Jeśli komuś trzeba wyjaśniać jak ważnym modelem jest Toyota Auris, to prawdopodobnie ten ktoś pochodzi z Marsa. Ważnym nawet nie dla samej Toyoty – bo duże firmy są jak rządy, a te, jak mawiał klasyk, same się wyżywią – ale przede wszystkim dla tysięcy kierowców, którzy z najnowszym kompaktem Toyoty spędzą najbliższych kilka lat. Jak podsumują tę podróż?

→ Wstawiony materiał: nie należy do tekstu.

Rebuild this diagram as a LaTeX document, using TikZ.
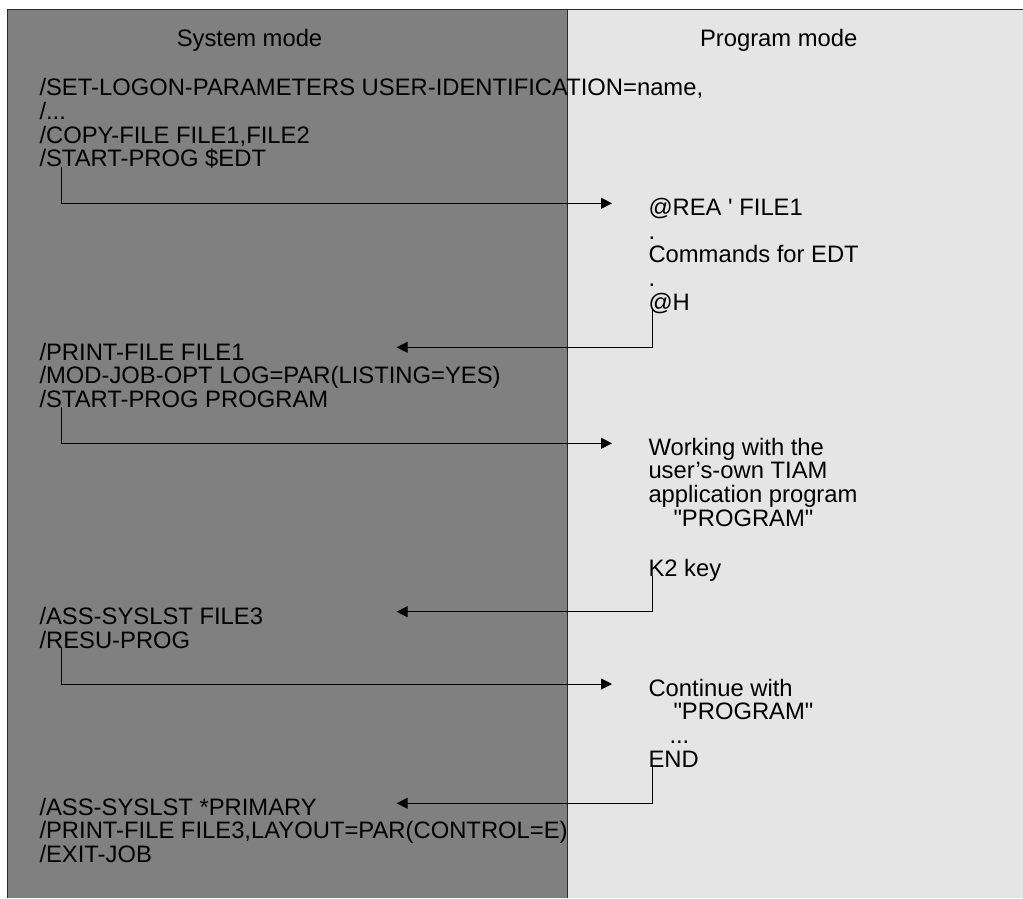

Nie licząc Toyoty GT86, Auris ma najlepsze właściwości jezdne spośród wszystkich oferowanych u nas Toyot, jest dopracowany, dobrze wyposażony i nieźle wygląda.
Z ZEWNĄTRZ I OD ŚRODKA
Nowy model wykorzystuje część techniki poprzednika, jednak zmienione jest wszystko to, co widać oraz spora część z tego, co jest pod skórą. Z nadwoziem niższym o 5,5 cm, sylwetka Aurisa stała się bardziej atrakcyjna, na drogę Toyota patrzy szeroko osadzonymi, wąskimi oczami, masa detali dba o to – i dobrze – by auto wydawało się niższe i szersze niż jest, a żeby ogarnąć liczbę stylizacyjnych odniesień do Avensisa (ogólny styl), Lexusa CT200h (proporcje nadwozia), Priusa (detale związane z aerodynamiką), nawet GT86 (rysy deski rozdzielczej), trzeba mieć zacięcie młodego technika.

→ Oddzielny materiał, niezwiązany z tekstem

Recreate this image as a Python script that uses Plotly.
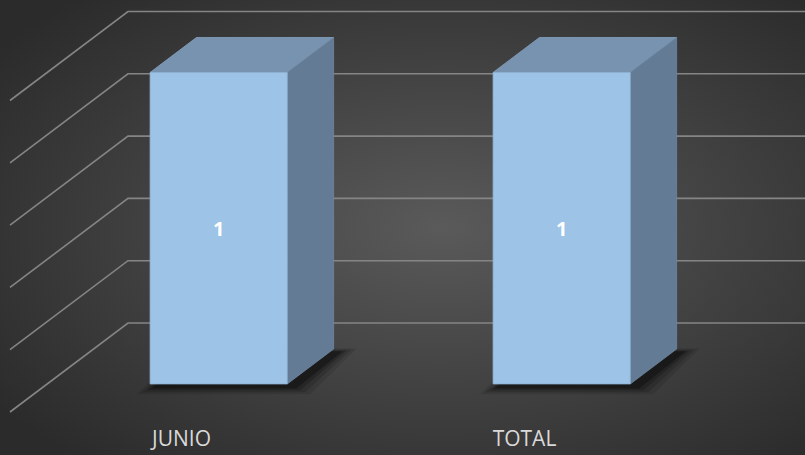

Kompletnie zmieniony został styl kabiny – konsolę sięgającą w poprzednim modelu aż między przednie fotele zastąpiła deska rozdzielcza klasyczna jak z podręcznika. Jeśli istniał jakiś stylizacyjny zamysł, to najpewniej chodziło o uzyskanie podobieństwa do kabiny Toyoty GT86; tablica przyrządów jest umieszczona bardzo wysoko, ma charakterystycznie rozmieszczone wyloty układu nawiewu i duży panel ozdobny po stronie pasażera – jednak jej wygląd to najbardziej rozczarowujący element Aurisa.

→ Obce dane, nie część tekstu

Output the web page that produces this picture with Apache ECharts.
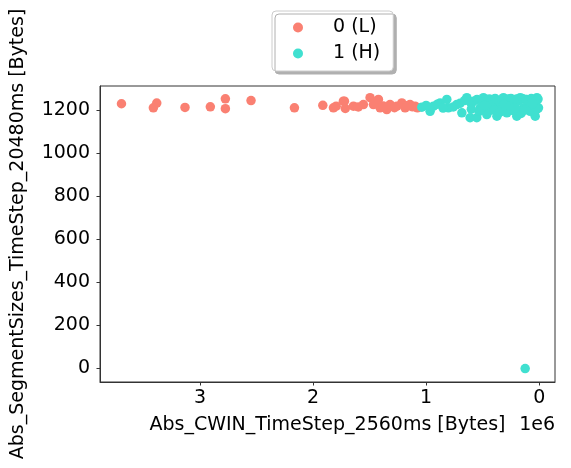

Dobrze wygląda tylko łagodne, turkusowe podświetlenie elementów obsługi, natomiast ogólne wrażenie zawodzi (tworzywa są miękkie, ale ani one, ani błyszczące listwy wykończeniowe nie sugerują specjalnie wysokiej jakości), stylizacja jest nudna, a elementy obsługi (np. przełączniki elektryki okienno-lusterkowej, panel klimatyzacji) wyglądają staroświecko. Sam zegarek z ekranem ciekłokrystalicznym i guziczkami „H” i „M” wygląda jak z importu z lat 80. i dziś powinien być zakazany już chociażby z samych tylko względów estetycznych.